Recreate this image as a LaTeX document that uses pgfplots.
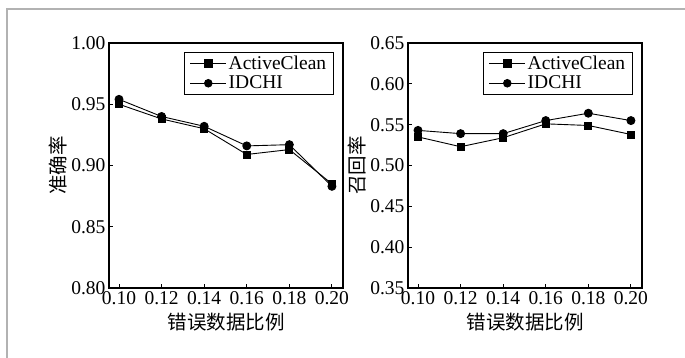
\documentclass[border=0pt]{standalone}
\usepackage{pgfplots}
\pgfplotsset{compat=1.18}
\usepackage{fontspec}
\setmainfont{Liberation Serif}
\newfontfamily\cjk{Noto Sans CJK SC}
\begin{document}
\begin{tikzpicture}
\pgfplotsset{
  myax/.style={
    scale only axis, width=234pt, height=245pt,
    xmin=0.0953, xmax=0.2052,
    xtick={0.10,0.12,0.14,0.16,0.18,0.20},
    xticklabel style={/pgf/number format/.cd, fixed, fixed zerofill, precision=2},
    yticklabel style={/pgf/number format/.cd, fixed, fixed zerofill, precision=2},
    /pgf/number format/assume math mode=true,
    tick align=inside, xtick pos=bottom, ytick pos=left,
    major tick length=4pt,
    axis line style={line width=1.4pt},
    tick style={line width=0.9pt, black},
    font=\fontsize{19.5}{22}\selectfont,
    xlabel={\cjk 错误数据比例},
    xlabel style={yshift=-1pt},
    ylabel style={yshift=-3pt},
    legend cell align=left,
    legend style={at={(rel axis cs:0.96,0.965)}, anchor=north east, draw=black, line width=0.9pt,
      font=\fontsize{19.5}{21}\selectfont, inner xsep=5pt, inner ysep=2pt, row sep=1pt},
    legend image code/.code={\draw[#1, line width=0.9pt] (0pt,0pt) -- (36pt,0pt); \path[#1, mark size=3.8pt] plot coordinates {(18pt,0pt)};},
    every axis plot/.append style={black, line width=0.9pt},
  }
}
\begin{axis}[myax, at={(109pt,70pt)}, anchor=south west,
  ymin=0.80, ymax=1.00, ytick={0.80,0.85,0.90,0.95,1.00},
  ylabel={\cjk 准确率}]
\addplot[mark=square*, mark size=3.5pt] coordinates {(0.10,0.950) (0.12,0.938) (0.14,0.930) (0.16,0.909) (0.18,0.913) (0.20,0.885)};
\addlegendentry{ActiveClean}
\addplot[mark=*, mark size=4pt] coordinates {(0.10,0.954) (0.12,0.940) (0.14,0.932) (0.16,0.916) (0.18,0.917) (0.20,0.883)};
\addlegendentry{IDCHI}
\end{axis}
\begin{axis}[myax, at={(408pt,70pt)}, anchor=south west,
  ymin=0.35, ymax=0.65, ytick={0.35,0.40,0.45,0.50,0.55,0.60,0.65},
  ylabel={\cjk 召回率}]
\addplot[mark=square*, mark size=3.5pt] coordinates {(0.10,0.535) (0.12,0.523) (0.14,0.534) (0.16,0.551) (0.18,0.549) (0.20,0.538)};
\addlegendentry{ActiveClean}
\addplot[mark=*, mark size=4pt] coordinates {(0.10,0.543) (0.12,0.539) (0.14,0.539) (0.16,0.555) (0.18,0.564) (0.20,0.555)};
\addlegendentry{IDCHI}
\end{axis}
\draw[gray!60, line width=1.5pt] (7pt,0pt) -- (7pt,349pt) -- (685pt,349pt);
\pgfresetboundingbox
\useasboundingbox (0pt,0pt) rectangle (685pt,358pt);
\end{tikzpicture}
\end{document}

****************************************

(Work to do): Reproduce the data above in full, exactly as it is, with the pictures left out.

(Result of the exercise):
Recreate this image as a LaTeX document that uses pgfplots.
\documentclass[border=0pt]{standalone}
\usepackage{pgfplots}
\pgfplotsset{compat=1.18}
\usepackage{fontspec}
\setmainfont{Liberation Serif}
\newfontfamily\cjk{Noto Sans CJK SC}
\begin{document}
\begin{tikzpicture}
\pgfplotsset{
  myax/.style={
    scale only axis, width=234pt, height=245pt,
    xmin=0.0953, xmax=0.2052,
    xtick={0.10,0.12,0.14,0.16,0.18,0.20},
    xticklabel style={/pgf/number format/.cd, fixed, fixed zerofill, precision=2},
    yticklabel style={/pgf/number format/.cd, fixed, fixed zerofill, precision=2},
    /pgf/number format/assume math mode=true,
    tick align=inside, xtick pos=bottom, ytick pos=left,
    major tick length=4pt,
    axis line style={line width=1.4pt},
    tick style={line width=0.9pt, black},
    font=\fontsize{19.5}{22}\selectfont,
    xlabel={\cjk 错误数据比例},
    xlabel style={yshift=-1pt},
    ylabel style={yshift=-3pt},
    legend cell align=left,
    legend style={at={(rel axis cs:0.96,0.965)}, anchor=north east, draw=black, line width=0.9pt,
      font=\fontsize{19.5}{21}\selectfont, inner xsep=5pt, inner ysep=2pt, row sep=1pt},
    legend image code/.code={\draw[#1, line width=0.9pt] (0pt,0pt) -- (36pt,0pt); \path[#1, mark size=3.8pt] plot coordinates {(18pt,0pt)};},
    every axis plot/.append style={black, line width=0.9pt},
  }
}
\begin{axis}[myax, at={(109pt,70pt)}, anchor=south west,
  ymin=0.80, ymax=1.00, ytick={0.80,0.85,0.90,0.95,1.00},
  ylabel={\cjk 准确率}]
\addplot[mark=square*, mark size=3.5pt] coordinates {(0.10,0.950) (0.12,0.938) (0.14,0.930) (0.16,0.909) (0.18,0.913) (0.20,0.885)};
\addlegendentry{ActiveClean}
\addplot[mark=*, mark size=4pt] coordinates {(0.10,0.954) (0.12,0.940) (0.14,0.932) (0.16,0.916) (0.18,0.917) (0.20,0.883)};
\addlegendentry{IDCHI}
\end{axis}
\begin{axis}[myax, at={(408pt,70pt)}, anchor=south west,
  ymin=0.35, ymax=0.65, ytick={0.35,0.40,0.45,0.50,0.55,0.60,0.65},
  ylabel={\cjk 召回率}]
\addplot[mark=square*, mark size=3.5pt] coordinates {(0.10,0.535) (0.12,0.523) (0.14,0.534) (0.16,0.551) (0.18,0.549) (0.20,0.538)};
\addlegendentry{ActiveClean}
\addplot[mark=*, mark size=4pt] coordinates {(0.10,0.543) (0.12,0.539) (0.14,0.539) (0.16,0.555) (0.18,0.564) (0.20,0.555)};
\addlegendentry{IDCHI}
\end{axis}
\draw[gray!60, line width=1.5pt] (7pt,0pt) -- (7pt,349pt) -- (685pt,349pt);
\pgfresetboundingbox
\useasboundingbox (0pt,0pt) rectangle (685pt,358pt);
\end{tikzpicture}
\end{document}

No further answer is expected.